GIVEN EXERCISE:
The line holding "const bw = x.bandwidth();" is the last one to output; start at the first line of the data, keep every line in between exactly, and leave out pictures.

___

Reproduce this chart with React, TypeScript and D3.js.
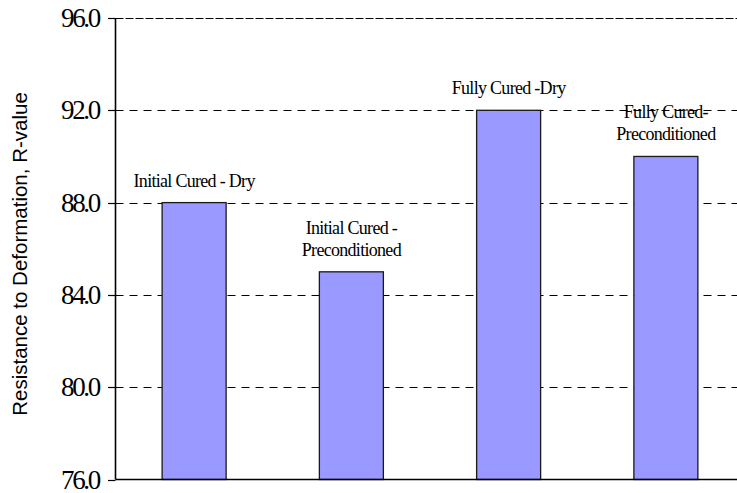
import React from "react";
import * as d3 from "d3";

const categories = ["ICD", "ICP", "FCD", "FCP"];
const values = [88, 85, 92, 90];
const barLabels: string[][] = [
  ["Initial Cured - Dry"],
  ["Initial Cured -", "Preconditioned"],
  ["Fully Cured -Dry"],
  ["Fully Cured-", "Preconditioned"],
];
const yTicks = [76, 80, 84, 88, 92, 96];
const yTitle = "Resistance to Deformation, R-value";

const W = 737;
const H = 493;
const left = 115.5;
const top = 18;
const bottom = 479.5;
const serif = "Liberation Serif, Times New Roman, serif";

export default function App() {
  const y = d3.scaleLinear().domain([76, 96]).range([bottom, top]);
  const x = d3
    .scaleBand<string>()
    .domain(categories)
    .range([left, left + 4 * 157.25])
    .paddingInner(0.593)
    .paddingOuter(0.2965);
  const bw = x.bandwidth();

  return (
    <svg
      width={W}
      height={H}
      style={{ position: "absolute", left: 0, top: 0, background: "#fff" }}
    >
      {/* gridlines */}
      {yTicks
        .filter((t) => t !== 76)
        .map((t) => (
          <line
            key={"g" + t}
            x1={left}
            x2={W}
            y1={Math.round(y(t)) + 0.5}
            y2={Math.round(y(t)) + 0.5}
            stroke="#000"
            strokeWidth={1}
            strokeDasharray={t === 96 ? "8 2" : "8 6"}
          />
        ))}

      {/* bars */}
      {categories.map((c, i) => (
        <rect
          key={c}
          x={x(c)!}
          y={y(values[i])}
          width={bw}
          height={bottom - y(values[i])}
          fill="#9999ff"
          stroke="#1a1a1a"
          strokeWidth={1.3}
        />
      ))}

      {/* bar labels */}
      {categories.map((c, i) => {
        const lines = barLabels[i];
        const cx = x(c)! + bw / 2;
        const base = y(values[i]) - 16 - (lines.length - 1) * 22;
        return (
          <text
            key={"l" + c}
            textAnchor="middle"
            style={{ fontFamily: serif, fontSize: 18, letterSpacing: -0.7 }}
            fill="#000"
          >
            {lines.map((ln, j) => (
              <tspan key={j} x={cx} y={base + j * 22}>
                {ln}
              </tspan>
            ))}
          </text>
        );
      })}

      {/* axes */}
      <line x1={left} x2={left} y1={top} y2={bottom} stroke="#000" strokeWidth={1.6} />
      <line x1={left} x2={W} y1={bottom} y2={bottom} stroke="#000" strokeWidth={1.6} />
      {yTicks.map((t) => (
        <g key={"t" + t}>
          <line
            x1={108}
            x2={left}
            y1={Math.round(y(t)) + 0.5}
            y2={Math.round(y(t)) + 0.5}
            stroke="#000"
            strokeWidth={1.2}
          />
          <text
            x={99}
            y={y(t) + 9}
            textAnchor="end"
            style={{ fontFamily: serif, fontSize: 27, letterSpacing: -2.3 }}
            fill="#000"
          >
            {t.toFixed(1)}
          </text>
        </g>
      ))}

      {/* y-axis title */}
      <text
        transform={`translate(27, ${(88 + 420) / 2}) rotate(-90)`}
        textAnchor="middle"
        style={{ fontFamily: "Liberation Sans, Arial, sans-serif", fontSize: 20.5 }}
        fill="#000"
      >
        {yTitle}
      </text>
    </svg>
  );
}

___

SOLVED EXERCISE:
Reproduce this chart with React, TypeScript and D3.js.
import React from "react";
import * as d3 from "d3";

const categories = ["ICD", "ICP", "FCD", "FCP"];
const values = [88, 85, 92, 90];
const barLabels: string[][] = [
  ["Initial Cured - Dry"],
  ["Initial Cured -", "Preconditioned"],
  ["Fully Cured -Dry"],
  ["Fully Cured-", "Preconditioned"],
];
const yTicks = [76, 80, 84, 88, 92, 96];
const yTitle = "Resistance to Deformation, R-value";

const W = 737;
const H = 493;
const left = 115.5;
const top = 18;
const bottom = 479.5;
const serif = "Liberation Serif, Times New Roman, serif";

export default function App() {
  const y = d3.scaleLinear().domain([76, 96]).range([bottom, top]);
  const x = d3
    .scaleBand<string>()
    .domain(categories)
    .range([left, left + 4 * 157.25])
    .paddingInner(0.593)
    .paddingOuter(0.2965);
  const bw = x.bandwidth();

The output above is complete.